Dropbox Resetting User Passwords, But Says No Breach Has Occurred

Dropbox Resetting User Passwords, But Says No Breach Has Occurred

Online storage platform Dropbox is resetting user passwords that have not been changed since 2012, the company has announced. The move is a precautionary step rather than the result of a new security incident.

In a blog post outlining the move, Patrick Heim, head of trust & security, said any user that opened an account before the middle of 2012 and had not changed the password since then would be asked to do so next time they log in.

“We’re doing this purely as a preventive measure, and there is no indication that your account has been improperly accessed,” the blog said.

All this stems from the problem of password reuse—where a user picks the same password for multiple websites or services. Back in 2012, Dropbox revealed that a security breach at the company had occurred when a number of user accounts were accessed, using credentials stolen from another website, possibly LinkedIn or even the MySpace hack.

One of the accessed accounts belonged to a Dropbox employee, whose account contained a document that listed user email addresses. These email addresses were stolen and subsequently targeted by spam emails.

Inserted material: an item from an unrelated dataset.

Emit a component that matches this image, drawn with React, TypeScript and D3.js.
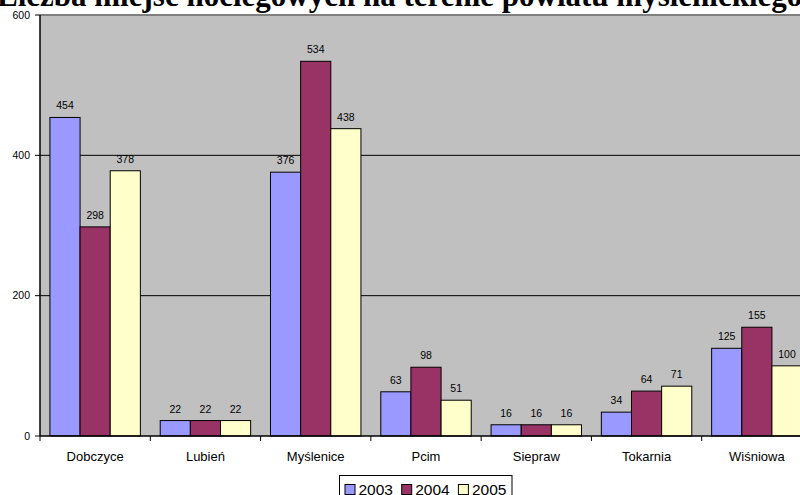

Now it seems that the company is concerned credentials stolen in those breaches could be used to access those Dropbox accounts that have not changed passwords since 2012.

Password reuse is one of the most common way hackers gain access to user accounts. Once an email address and password are stolen from one service, the hacker will try the same combination on other websites, often with success. Making sure passwords are unique and regularly changing is one good step to take to improve your online security.

Another step, which Dropbox has suggested, is to use two-factor authentication wherever it is offered. Once set up, 2FA is a great way to add a layer of security to online accounts by sending a unique, one-time code to a mobile device, which then has to be entered alongside the password for access to be granted.